59L’éducation est chez nous un enjeu politique majeur, très souvent responsable de l’échec d’un gouvernement qui cherche à la réformer. Les normalisateurs français des TICE doivent répondre à une double contrainte : celle de réussir à normaliser le système français dans des normes nationales parce qu’il ne peut en être autrement ; puis ensuite d’imposer notre vision au reste du monde qui trouve cela souvent intéressant, mais totalement inadapté pour fonctionner comme modèle universel. Chevènementiste pour l’éducation et pour bien d’autres de ses réflexes politiques, Jacques Perriault avait beaucoup de mal à dépasser le rôle de conseiller très écouté.
- 29 Sommet Mondial de la Société de l’Information.
- 30 Avec le soutien de l’AUF, de l’INRA-Loria et le support efficace de Pierre Mœglin à la MSH Paris No (...)
60D’autre part, son honnêteté et sa fidélité politique très attachées au modèle humaniste, le rendaient très sensible à certains comportements politiques arbitraires de tel ou tel pays et par moment il refusait de collaborer avec des experts qui n’étaient pas responsables de leur gouvernement.
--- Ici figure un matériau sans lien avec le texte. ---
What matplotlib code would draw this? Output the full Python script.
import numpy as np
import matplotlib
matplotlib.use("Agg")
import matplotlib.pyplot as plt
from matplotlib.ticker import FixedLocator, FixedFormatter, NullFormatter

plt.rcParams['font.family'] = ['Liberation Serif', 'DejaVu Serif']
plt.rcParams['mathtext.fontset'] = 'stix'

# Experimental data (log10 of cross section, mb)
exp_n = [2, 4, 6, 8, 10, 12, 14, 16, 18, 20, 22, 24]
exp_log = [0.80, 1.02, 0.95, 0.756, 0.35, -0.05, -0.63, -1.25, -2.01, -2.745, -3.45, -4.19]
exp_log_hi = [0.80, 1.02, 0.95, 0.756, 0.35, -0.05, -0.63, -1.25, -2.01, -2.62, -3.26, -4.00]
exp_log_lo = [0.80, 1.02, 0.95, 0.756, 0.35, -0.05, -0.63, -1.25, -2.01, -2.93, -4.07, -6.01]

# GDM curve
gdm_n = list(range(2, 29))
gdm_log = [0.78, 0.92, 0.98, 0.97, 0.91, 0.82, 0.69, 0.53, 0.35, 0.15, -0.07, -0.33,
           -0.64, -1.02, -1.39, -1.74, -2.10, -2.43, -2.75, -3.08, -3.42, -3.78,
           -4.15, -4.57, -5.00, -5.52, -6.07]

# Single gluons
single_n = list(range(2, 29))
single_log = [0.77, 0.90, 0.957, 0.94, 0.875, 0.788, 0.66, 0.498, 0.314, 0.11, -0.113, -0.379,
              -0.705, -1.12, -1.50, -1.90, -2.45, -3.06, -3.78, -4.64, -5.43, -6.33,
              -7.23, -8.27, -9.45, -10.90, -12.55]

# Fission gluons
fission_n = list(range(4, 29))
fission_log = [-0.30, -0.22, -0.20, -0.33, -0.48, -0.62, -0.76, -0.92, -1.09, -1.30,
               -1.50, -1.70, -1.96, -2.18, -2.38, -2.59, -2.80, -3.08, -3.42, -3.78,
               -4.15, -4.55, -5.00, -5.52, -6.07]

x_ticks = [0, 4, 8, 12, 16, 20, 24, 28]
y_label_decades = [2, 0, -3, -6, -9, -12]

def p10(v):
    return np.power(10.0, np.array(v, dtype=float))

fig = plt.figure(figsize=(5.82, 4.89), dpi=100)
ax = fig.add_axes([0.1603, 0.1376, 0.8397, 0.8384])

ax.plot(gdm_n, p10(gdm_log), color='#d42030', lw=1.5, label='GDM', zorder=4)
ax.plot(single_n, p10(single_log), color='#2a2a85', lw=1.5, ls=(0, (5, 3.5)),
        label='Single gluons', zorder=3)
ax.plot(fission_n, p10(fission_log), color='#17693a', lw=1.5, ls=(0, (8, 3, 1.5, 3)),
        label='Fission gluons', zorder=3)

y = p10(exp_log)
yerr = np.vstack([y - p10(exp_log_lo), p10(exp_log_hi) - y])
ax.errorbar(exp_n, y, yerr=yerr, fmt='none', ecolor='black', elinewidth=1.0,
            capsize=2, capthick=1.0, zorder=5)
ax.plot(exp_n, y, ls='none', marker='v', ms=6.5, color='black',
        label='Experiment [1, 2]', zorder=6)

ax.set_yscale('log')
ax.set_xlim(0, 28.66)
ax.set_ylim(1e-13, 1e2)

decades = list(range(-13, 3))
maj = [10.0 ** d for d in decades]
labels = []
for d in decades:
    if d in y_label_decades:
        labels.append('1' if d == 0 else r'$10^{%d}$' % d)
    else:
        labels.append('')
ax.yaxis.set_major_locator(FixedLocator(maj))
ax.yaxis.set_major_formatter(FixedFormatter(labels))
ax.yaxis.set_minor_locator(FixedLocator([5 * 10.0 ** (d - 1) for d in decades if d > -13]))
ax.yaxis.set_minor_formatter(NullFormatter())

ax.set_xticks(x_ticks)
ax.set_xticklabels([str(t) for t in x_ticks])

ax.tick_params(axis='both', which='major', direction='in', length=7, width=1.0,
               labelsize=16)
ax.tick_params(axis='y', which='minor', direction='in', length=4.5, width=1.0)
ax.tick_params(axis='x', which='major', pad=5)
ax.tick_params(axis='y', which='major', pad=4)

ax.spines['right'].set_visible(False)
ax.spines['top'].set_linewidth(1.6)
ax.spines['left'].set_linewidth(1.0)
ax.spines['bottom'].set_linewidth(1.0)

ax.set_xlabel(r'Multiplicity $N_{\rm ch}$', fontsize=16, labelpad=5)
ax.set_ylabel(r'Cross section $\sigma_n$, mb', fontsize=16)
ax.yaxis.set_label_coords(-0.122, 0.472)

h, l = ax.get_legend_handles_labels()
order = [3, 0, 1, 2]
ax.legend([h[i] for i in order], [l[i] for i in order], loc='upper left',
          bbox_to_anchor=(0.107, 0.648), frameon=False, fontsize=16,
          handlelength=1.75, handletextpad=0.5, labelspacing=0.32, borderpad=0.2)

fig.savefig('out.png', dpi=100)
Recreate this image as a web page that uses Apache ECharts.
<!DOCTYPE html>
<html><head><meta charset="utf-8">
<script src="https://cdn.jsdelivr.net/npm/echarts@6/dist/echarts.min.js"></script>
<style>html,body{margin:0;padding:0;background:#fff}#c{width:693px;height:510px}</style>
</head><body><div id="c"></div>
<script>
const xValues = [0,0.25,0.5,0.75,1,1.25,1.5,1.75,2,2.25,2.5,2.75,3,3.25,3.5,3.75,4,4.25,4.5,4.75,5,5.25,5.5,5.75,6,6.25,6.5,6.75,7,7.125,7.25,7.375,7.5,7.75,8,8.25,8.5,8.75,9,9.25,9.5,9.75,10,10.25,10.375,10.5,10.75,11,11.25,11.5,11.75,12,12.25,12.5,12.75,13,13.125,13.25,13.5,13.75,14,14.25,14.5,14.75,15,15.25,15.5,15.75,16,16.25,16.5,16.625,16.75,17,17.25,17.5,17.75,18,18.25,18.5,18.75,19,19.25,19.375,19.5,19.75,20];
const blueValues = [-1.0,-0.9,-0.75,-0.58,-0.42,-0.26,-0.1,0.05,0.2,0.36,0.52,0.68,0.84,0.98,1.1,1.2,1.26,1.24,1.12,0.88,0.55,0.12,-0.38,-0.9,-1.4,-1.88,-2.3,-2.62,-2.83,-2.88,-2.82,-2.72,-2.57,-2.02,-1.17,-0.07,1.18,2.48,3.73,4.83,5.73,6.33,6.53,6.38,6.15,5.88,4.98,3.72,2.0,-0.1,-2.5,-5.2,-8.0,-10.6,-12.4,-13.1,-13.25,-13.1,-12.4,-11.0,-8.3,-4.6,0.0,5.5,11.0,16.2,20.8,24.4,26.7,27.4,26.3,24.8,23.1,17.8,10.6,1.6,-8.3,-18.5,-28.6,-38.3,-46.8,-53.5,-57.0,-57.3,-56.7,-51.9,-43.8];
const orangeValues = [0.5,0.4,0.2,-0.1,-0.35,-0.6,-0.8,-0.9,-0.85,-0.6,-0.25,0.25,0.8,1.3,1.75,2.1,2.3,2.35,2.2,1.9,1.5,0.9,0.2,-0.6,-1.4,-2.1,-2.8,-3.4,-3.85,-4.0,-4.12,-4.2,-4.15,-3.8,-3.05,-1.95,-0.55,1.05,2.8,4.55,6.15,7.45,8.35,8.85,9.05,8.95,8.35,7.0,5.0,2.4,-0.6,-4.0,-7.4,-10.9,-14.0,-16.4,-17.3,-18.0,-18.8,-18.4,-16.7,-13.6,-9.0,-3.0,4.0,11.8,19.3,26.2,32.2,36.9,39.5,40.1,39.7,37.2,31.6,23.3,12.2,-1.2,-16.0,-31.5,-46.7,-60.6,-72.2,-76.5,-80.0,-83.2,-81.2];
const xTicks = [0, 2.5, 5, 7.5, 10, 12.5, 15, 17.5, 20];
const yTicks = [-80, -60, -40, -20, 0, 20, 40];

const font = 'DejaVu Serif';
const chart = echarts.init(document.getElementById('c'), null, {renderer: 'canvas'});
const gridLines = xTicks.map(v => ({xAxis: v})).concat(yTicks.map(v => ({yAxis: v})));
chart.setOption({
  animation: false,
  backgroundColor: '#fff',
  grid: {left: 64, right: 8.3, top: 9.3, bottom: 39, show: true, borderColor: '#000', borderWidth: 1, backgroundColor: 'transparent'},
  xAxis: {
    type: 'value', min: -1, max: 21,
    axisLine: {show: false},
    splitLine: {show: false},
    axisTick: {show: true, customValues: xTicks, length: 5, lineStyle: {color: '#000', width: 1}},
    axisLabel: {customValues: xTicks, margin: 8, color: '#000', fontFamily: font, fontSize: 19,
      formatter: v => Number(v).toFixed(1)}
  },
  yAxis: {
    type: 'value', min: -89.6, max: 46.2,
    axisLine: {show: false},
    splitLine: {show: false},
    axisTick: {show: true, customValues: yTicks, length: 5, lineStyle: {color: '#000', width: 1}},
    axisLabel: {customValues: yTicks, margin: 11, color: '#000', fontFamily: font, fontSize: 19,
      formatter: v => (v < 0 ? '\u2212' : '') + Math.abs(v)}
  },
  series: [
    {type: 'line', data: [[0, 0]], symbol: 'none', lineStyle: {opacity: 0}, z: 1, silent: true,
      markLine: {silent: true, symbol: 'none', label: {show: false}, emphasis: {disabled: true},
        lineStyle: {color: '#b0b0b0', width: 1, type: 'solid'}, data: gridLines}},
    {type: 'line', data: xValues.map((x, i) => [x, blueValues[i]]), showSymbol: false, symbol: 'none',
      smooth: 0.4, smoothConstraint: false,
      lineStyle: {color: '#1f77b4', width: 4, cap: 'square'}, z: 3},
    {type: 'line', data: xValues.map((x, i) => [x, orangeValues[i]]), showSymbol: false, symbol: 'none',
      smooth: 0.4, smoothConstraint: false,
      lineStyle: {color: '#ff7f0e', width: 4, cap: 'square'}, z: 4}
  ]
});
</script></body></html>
Notons néanmoins qu’il réussit dès 2002 à faire prendre en compte par la communauté mondiale du SC36 les règles alors émergentes sur la protection des données personnelles. Il mobilisa pour l’occasion Louise Cadioux, présidente de la CNIL et Conseiller d’État. Sa venue à Adelaïde fit grosse impression. Par contre, bien qu’ardant défenseur de l’AUF, et fondateur des Open Forum, il refusa de cautionner l’Open Forum spécial co-organisé par le SC36 et l’AUF dans le cadre du SMSI29 à Tunis au prétexte que la Tunisie n’était pas (fait indéniable) un État respectueux de la liberté d’expression30.
61Avec le recul, le bilan de la présidence de Jacques Perriault à l’Afnor CN36 fut globalement positif et faste par rapport aux restrictions budgétaires qui suivirent. Lorsque la légitimité de la normalisation devint la doxa des décideurs de l’éducation et de la formation, les financements se firent paradoxalement beaucoup plus faibles et surtout on les attribua sous condition de faire résoudre par les experts de l’international la compatibilité des spécificités franco-françaises.
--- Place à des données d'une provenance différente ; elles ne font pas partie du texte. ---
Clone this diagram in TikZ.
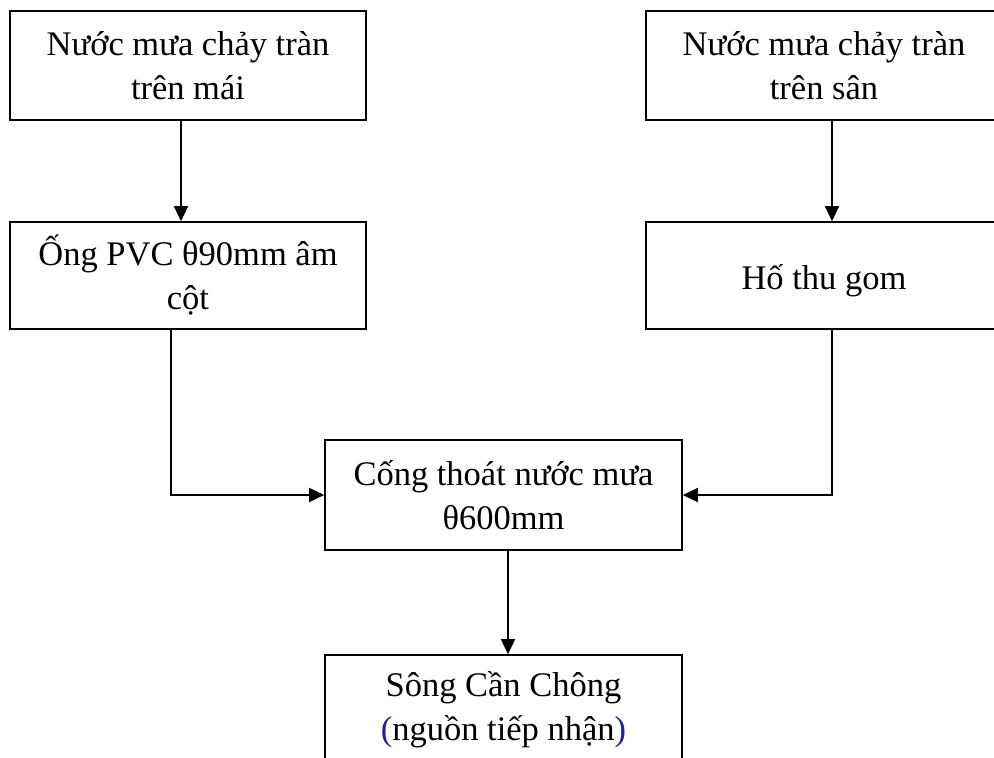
\documentclass[tikz,border=0pt]{standalone}
\usepackage{fontspec}
\setmainfont{Liberation Serif}
\usetikzlibrary{arrows.meta}
\definecolor{parenblue}{rgb}{0.12,0.12,0.62}
\tikzset{
  box/.style={draw, line width=1.6pt, align=center, inner sep=0pt,
    font=\fontsize{34.5}{44}\selectfont},
  wide/.style={box, minimum width=356pt},
  flow/.style={line width=1.3pt, -{Triangle[length=15pt,width=14pt]}}
}
\begin{document}
\begin{tikzpicture}[x=1pt,y=-1pt]
  \clip (0,0) rectangle (994,758);
  \fill[white] (0,0) rectangle (994,758);

  % sources
  \node[wide, minimum height=109pt] (roof) at (188,65.5) {Nước mưa chảy tràn\\trên mái};
  \node[wide, minimum height=109pt] (yard) at (824,65.5) {Nước mưa chảy tràn\\trên sân};

  % collection
  \node[wide, minimum height=107pt] (pipe) at (188,275.5) {Ống PVC θ90mm âm\\cột};
  \node[wide, minimum height=107pt, text height=27pt, text depth=0pt] (pit) at (824,275.5) {Hố thu gom};

  % main drain and receiving water
  \node[box, minimum width=357pt, minimum height=110pt] (drain) at (503.5,495) {Cống thoát nước mưa\\θ600mm};
  \node[box, minimum width=357pt, minimum height=110pt] (river) at (503.5,710)
    {Sông Cần Chông\\{\color{parenblue}(}nguồn tiếp nhận{\color{parenblue})}};

  % connector columns
  \coordinate (cA) at (181,0);
  \coordinate (cB) at (171,0);
  \coordinate (cC) at (832,0);
  \coordinate (cD) at (508,0);

  \draw[flow] (roof.south -| cA) -- (pipe.north -| cA);
  \draw[flow] (yard.south -| cC) -- (pit.north -| cC);
  \draw[flow] (pipe.south -| cB) |- (drain.west);
  \draw[flow] (pit.south -| cC) |- (drain.east);
  \draw[flow] (drain.south -| cD) -- (river.north -| cD);
\end{tikzpicture}
\end{document}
62Ce fut la période au cours de laquelle Jacques Perriault s’impliqua considérablement à l’Institut des sciences de la communication du CNRS (ISCC) et ce fut aussi le moment où la retraite venant, il put se consacrer à exploiter, comme chercheur en sciences sociales, son vécu de normalisateur. Tant sur le plan des publications, de l’organisation de séminaires, que du soutien à des projets touchant de près ou de loin à la normalisation et à la standardisation. Les publications sont suffisamment rares dans ce domaine pour qu’on puisse saluer ses actions en la matière.
63Quand on interroge des collègues, on se rend compte à quel point est vaste la postérité d’un Perriault. Il a certes souvent agacé, « escagacé » comme on dirait dans le Béarn où il repose. Même l’auteur de ces lignes peut témoigner des conflits qu’il pouvait engager avec ceux-là mêmes qui étaient ses proches amis. Mais il n’y avait pas de rancune et deux ou trois ans après, il pouvait reconnaître le bien-fondé de ce à quoi il s’était opposé. Pour jargonner un peu j’oserais dire qu’il confondait parfois disputatio et dispute.
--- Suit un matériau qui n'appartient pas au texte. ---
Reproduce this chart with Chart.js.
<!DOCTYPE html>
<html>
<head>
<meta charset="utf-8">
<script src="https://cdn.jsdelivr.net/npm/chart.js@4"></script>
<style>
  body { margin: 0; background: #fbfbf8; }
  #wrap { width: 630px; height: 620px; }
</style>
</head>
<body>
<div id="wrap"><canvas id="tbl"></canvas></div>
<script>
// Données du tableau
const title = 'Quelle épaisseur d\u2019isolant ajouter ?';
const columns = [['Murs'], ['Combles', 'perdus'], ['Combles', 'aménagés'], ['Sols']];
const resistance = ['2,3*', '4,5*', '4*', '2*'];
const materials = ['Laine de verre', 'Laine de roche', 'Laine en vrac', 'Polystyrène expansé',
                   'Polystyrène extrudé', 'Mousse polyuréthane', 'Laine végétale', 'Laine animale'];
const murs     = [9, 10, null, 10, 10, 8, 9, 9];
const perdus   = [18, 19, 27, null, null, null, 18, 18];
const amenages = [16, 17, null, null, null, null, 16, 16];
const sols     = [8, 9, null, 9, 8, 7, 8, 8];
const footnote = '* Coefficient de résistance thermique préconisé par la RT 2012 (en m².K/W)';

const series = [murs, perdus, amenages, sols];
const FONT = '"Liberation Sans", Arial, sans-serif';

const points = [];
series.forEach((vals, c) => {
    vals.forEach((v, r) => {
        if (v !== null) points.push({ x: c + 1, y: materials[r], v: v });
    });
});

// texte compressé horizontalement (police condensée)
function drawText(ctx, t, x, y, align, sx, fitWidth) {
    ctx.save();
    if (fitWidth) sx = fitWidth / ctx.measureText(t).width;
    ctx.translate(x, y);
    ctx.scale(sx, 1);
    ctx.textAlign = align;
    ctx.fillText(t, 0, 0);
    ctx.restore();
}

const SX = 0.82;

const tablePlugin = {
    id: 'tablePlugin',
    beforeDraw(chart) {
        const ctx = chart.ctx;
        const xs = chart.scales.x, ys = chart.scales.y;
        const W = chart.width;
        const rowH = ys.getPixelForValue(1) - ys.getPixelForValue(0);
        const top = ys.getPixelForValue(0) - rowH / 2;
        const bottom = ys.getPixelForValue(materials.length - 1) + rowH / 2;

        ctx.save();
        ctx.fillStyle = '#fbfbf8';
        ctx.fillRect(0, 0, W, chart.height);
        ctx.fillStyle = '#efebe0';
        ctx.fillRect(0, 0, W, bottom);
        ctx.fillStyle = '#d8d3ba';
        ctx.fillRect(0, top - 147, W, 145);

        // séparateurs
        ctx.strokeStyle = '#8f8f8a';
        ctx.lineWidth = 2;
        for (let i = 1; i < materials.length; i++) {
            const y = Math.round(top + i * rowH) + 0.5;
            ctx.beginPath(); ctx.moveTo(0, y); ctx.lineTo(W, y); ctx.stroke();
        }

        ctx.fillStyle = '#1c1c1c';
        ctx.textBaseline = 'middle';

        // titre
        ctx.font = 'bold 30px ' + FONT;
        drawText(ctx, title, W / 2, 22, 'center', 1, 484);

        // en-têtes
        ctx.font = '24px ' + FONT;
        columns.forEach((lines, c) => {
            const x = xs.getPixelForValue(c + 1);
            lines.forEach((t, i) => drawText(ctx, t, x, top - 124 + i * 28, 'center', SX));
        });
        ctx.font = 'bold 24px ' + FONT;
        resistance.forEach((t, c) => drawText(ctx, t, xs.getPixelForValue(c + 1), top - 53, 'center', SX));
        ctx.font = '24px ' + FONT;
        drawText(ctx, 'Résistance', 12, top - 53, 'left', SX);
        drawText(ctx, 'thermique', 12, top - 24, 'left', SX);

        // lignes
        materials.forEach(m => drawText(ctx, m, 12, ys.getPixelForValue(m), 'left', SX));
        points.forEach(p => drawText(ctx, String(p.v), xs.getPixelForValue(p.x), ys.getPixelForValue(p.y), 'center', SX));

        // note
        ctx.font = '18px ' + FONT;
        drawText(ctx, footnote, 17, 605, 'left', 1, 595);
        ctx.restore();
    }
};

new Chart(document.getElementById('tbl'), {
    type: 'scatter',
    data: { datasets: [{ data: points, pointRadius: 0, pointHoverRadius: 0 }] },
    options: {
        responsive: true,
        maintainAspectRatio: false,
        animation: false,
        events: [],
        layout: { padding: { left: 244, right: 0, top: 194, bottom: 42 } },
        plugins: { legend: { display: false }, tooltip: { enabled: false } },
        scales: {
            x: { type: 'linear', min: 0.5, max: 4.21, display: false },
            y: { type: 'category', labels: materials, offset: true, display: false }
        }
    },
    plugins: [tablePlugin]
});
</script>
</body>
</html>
64À une époque comme celle que nous vivons, celle de l’immédiateté du temps réel, de l’injonction de réponse immédiate (sans réfléchir, c’est-à-dire sans prendre le temps d’argumenter sa pensée par au moins deux rebonds), une époque aussi de la mondialisation indifférenciée des cultures, la mort d’un Jacques Perriault nous oblige à repenser l’intérêt d’établir des listes des personnalités illustres d’un domaine. Les hommes illustres d’un pays (ceux qui rentrent au Panthéon) sont en effet une maille trop vaste. Il en est de même des listes des « immortels des Académies », qui hormis l’exigence d’être à l’échelle d’une communauté nationale dans son ensemble sont des institutions qui par construction refusent les personnages transgressifs, ceux qui font avancer le progrès parce qu’ils soulignent le détournement d’usages, pointent du doigt la catastrophe ou la grave crise qui s’annonce. Une initiative comme celle de Distances et médiations des savoirs, ou celle précédente de la revue Hermès, correspond précisément à cette nécessité. Nous savons tous qu’il faudrait garder la mémoire des chercheurs historiques, même si pour les utiliser dans une recherche il faut savoir tenir compte de la diachronie. Le temps réel est trop omniprésent pour que l’historique des chercheurs soit à la mode.